Omit all pictures. Copy the rest of the material exactly.

********************

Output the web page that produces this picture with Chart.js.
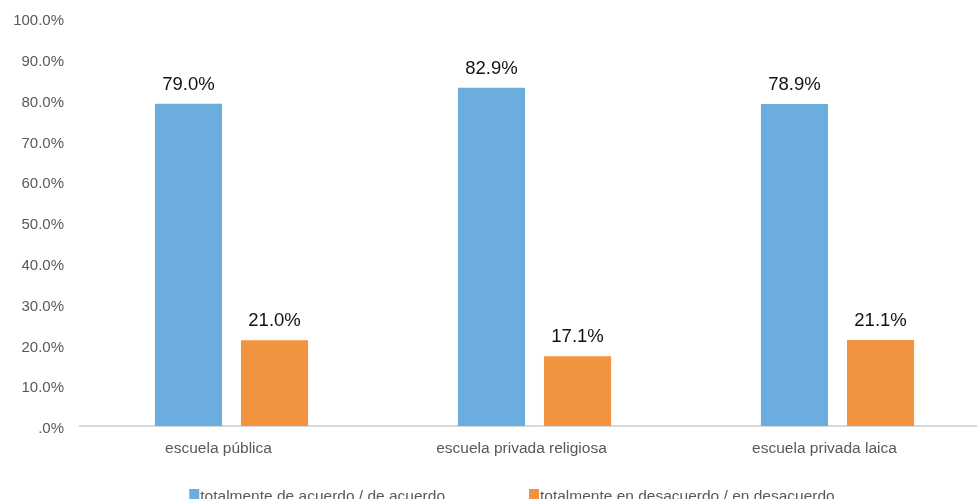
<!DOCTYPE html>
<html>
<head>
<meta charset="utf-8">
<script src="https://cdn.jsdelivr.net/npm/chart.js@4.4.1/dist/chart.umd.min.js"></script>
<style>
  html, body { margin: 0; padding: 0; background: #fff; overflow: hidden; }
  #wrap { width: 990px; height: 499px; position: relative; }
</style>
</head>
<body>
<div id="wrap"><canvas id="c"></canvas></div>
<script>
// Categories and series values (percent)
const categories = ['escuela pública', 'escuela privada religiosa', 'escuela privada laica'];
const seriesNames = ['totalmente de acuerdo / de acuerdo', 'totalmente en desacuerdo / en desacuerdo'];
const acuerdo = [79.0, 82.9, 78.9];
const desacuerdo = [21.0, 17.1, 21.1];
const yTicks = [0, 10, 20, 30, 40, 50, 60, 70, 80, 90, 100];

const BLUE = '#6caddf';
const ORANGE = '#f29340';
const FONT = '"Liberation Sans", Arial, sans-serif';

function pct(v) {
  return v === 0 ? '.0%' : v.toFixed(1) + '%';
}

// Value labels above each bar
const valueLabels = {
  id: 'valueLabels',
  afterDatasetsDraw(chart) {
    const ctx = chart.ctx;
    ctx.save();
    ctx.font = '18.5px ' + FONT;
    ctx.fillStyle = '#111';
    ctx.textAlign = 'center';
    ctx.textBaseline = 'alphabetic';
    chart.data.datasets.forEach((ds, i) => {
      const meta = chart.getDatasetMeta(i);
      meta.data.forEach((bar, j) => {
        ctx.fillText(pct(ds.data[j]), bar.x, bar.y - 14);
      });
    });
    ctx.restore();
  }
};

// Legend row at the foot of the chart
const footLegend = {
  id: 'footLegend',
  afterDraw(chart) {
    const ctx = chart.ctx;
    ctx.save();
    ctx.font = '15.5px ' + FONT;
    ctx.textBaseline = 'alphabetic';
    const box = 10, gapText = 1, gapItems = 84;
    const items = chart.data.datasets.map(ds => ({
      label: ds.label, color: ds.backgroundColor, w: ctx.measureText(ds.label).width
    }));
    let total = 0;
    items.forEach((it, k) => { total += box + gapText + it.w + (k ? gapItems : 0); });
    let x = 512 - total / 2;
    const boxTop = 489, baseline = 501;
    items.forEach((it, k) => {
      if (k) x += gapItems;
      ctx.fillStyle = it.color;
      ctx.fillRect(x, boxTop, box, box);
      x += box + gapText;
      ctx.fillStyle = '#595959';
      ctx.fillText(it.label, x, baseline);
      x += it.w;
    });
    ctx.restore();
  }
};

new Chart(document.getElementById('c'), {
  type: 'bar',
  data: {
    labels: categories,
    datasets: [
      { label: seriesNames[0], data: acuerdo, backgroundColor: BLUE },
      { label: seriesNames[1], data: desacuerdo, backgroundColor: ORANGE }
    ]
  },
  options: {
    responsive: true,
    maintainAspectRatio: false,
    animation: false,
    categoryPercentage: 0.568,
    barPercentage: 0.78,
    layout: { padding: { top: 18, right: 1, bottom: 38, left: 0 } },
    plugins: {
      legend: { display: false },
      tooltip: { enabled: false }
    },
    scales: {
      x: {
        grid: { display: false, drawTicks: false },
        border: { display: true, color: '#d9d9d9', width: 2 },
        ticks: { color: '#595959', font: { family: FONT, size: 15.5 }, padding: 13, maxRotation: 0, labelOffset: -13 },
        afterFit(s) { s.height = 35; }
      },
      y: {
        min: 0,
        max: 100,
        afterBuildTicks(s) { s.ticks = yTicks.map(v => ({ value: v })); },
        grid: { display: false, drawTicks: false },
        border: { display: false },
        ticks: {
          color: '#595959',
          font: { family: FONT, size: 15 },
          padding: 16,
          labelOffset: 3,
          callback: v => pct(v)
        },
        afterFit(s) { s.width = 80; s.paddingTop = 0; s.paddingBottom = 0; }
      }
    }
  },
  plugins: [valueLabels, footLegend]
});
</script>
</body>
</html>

********************

**SOLVED EXERCISE:**
Output the web page that produces this picture with Chart.js.
<!DOCTYPE html>
<html>
<head>
<meta charset="utf-8">
<script src="https://cdn.jsdelivr.net/npm/chart.js@4.4.1/dist/chart.umd.min.js"></script>
<style>
  html, body { margin: 0; padding: 0; background: #fff; overflow: hidden; }
  #wrap { width: 990px; height: 499px; position: relative; }
</style>
</head>
<body>
<div id="wrap"><canvas id="c"></canvas></div>
<script>
// Categories and series values (percent)
const categories = ['escuela pública', 'escuela privada religiosa', 'escuela privada laica'];
const seriesNames = ['totalmente de acuerdo / de acuerdo', 'totalmente en desacuerdo / en desacuerdo'];
const acuerdo = [79.0, 82.9, 78.9];
const desacuerdo = [21.0, 17.1, 21.1];
const yTicks = [0, 10, 20, 30, 40, 50, 60, 70, 80, 90, 100];

const BLUE = '#6caddf';
const ORANGE = '#f29340';
const FONT = '"Liberation Sans", Arial, sans-serif';

function pct(v) {
  return v === 0 ? '.0%' : v.toFixed(1) + '%';
}

// Value labels above each bar
const valueLabels = {
  id: 'valueLabels',
  afterDatasetsDraw(chart) {
    const ctx = chart.ctx;
    ctx.save();
    ctx.font = '18.5px ' + FONT;
    ctx.fillStyle = '#111';
    ctx.textAlign = 'center';
    ctx.textBaseline = 'alphabetic';
    chart.data.datasets.forEach((ds, i) => {
      const meta = chart.getDatasetMeta(i);
      meta.data.forEach((bar, j) => {
        ctx.fillText(pct(ds.data[j]), bar.x, bar.y - 14);
      });
    });
    ctx.restore();
  }
};

// Legend row at the foot of the chart
const footLegend = {
  id: 'footLegend',
  afterDraw(chart) {
    const ctx = chart.ctx;
    ctx.save();
    ctx.font = '15.5px ' + FONT;
    ctx.textBaseline = 'alphabetic';
    const box = 10, gapText = 1, gapItems = 84;
    const items = chart.data.datasets.map(ds => ({
      label: ds.label, color: ds.backgroundColor, w: ctx.measureText(ds.label).width
    }));
    let total = 0;
    items.forEach((it, k) => { total += box + gapText + it.w + (k ? gapItems : 0); });
    let x = 512 - total / 2;
    const boxTop = 489, baseline = 501;
    items.forEach((it, k) => {
      if (k) x += gapItems;
      ctx.fillStyle = it.color;
      ctx.fillRect(x, boxTop, box, box);
      x += box + gapText;
      ctx.fillStyle = '#595959';
      ctx.fillText(it.label, x, baseline);
      x += it.w;
    });
    ctx.restore();
  }
};

new Chart(document.getElementById('c'), {
  type: 'bar',
  data: {
    labels: categories,
    datasets: [
      { label: seriesNames[0], data: acuerdo, backgroundColor: BLUE },
      { label: seriesNames[1], data: desacuerdo, backgroundColor: ORANGE }
    ]
  },
  options: {
    responsive: true,
    maintainAspectRatio: false,
    animation: false,
    categoryPercentage: 0.568,
    barPercentage: 0.78,
    layout: { padding: { top: 18, right: 1, bottom: 38, left: 0 } },
    plugins: {
      legend: { display: false },
      tooltip: { enabled: false }
    },
    scales: {
      x: {
        grid: { display: false, drawTicks: false },
        border: { display: true, color: '#d9d9d9', width: 2 },
        ticks: { color: '#595959', font: { family: FONT, size: 15.5 }, padding: 13, maxRotation: 0, labelOffset: -13 },
        afterFit(s) { s.height = 35; }
      },
      y: {
        min: 0,
        max: 100,
        afterBuildTicks(s) { s.ticks = yTicks.map(v => ({ value: v })); },
        grid: { display: false, drawTicks: false },
        border: { display: false },
        ticks: {
          color: '#595959',
          font: { family: FONT, size: 15 },
          padding: 16,
          labelOffset: 3,
          callback: v => pct(v)
        },
        afterFit(s) { s.width = 80; s.paddingTop = 0; s.paddingBottom = 0; }
      }
    }
  },
  plugins: [valueLabels, footLegend]
});
</script>
</body>
</html>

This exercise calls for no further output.